Do this: Your task is to reproduce, verbatim and without pictures, the lines from the opening of the listing through the line containing "import * as".

Given data:
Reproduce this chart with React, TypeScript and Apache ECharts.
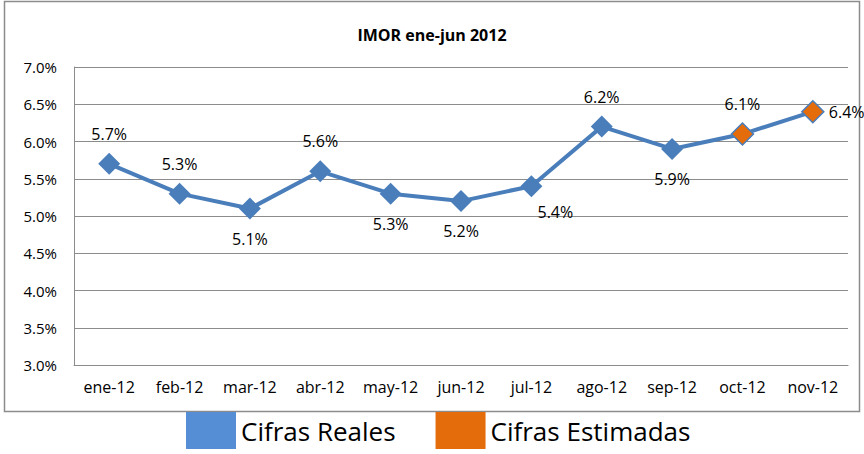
import React, { useEffect, useRef } from "react";
import * as echarts from "echarts";

const categories = ["ene-12", "feb-12", "mar-12", "abr-12", "may-12", "jun-12", "jul-12", "ago-12", "sep-12", "oct-12", "nov-12"];
const realValues = [5.7, 5.3, 5.1, 5.6, 5.3, 5.2, 5.4, 6.2, 5.9, 6.1, 6.4];
const estimatedValues: (number | null)[] = [null, null, null, null, null, null, null, null, null, 6.1, 6.4];
const labelPositions = ["top", "top", "bottom", "top", "bottom", "bottom", "bottom", "top", "bottom", "top", "right"];
const labelOffsets: [number, number][] = [[0, -4], [0, -4], [0, 4], [0, -4], [0, 4], [0, 4], [24, 0], [0, -4], [0, 4], [0, -4], [-2, 0]];

const FONT = "'Open Sans', Lato, sans-serif";

export default function App() {
  const ref = useRef<HTMLDivElement>(null);
  useEffect(() => {
    if (!ref.current) return;
    const chart = echarts.init(ref.current, undefined, { renderer: "svg" });
    chart.setOption({
      animation: false,
      backgroundColor: "#ffffff",
      title: {
        text: "IMOR ene-jun 2012",
        left: "center",
        top: 22,
        textStyle: { fontFamily: "'Open Sans', sans-serif", fontSize: 16, fontWeight: "bold", color: "#000" },
      },
      graphic: [
        {
          type: "rect",
          shape: { x: 4.5, y: 1.5, width: 855, height: 410 },
          style: { fill: "none", stroke: "#8c8c8c", lineWidth: 1.5 },
          silent: true,
          z: -1,
        },
      ],
      legend: {
        bottom: 0,
        left: 181,
        icon: "rect",
        itemWidth: 50,
        itemHeight: 37,
        itemGap: 40,
        textStyle: { fontFamily: FONT, fontSize: 26, color: "#000" },
        data: [
          { name: "Cifras Reales", itemStyle: { color: "#558ED5", borderWidth: 0 } },
          { name: "Cifras Estimadas", itemStyle: { color: "#E46C0A", borderWidth: 0 } },
        ],
      },
      grid: { left: 74, right: 16, top: 67, bottom: 89 },
      xAxis: {
        type: "category",
        data: categories,
        boundaryGap: true,
        axisLine: { lineStyle: { color: "#8c8c8c", width: 1 } },
        axisTick: { show: false },
        axisLabel: { fontFamily: FONT, fontSize: 16, color: "#000", margin: 14, interval: 0 },
      },
      yAxis: {
        type: "value",
        min: 3,
        max: 7,
        interval: 0.5,
        axisLine: { show: true, lineStyle: { color: "#8c8c8c", width: 1 } },
        axisTick: { show: false },
        splitLine: { lineStyle: { color: "#8c8c8c", width: 1 } },
        axisLabel: { fontFamily: FONT, fontSize: 15, color: "#000", margin: 17, formatter: (v: number) => v.toFixed(1) + "%" },
      },
      series: [
        {
          name: "Cifras Reales",
          type: "line",
          data: realValues.map((v, i) => ({
            value: v,
            label: { position: labelPositions[i], offset: labelOffsets[i] },
          })),
          symbol: "diamond",
          symbolSize: 22,
          lineStyle: { color: "#4A7EBB", width: 4 },
          itemStyle: { color: "#4A7EBB" },
          label: {
            show: true,
            fontFamily: FONT,
            fontSize: 16,
            color: "#000",
            distance: 7,
            formatter: (p: any) => p.value.toFixed(1) + "%",
          },
          z: 2,
        },
        {
          name: "Cifras Estimadas",
          type: "line",
          data: estimatedValues,
          symbol: "diamond",
          symbolSize: 22,
          lineStyle: { width: 0, opacity: 0 },
          itemStyle: { color: "#E46C0A", borderColor: "#4A7EBB", borderWidth: 1.5 },
          label: { show: false },
          z: 3,
        },
      ],
    });
    return () => chart.dispose();
  }, []);
  return <div ref={ref} style={{ width: 864, height: 454, position: "absolute", left: 0, top: 0 }} />;
}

Task response:
Reproduce this chart with React, TypeScript and Apache ECharts.
import React, { useEffect, useRef } from "react";
import * as echarts from "echarts";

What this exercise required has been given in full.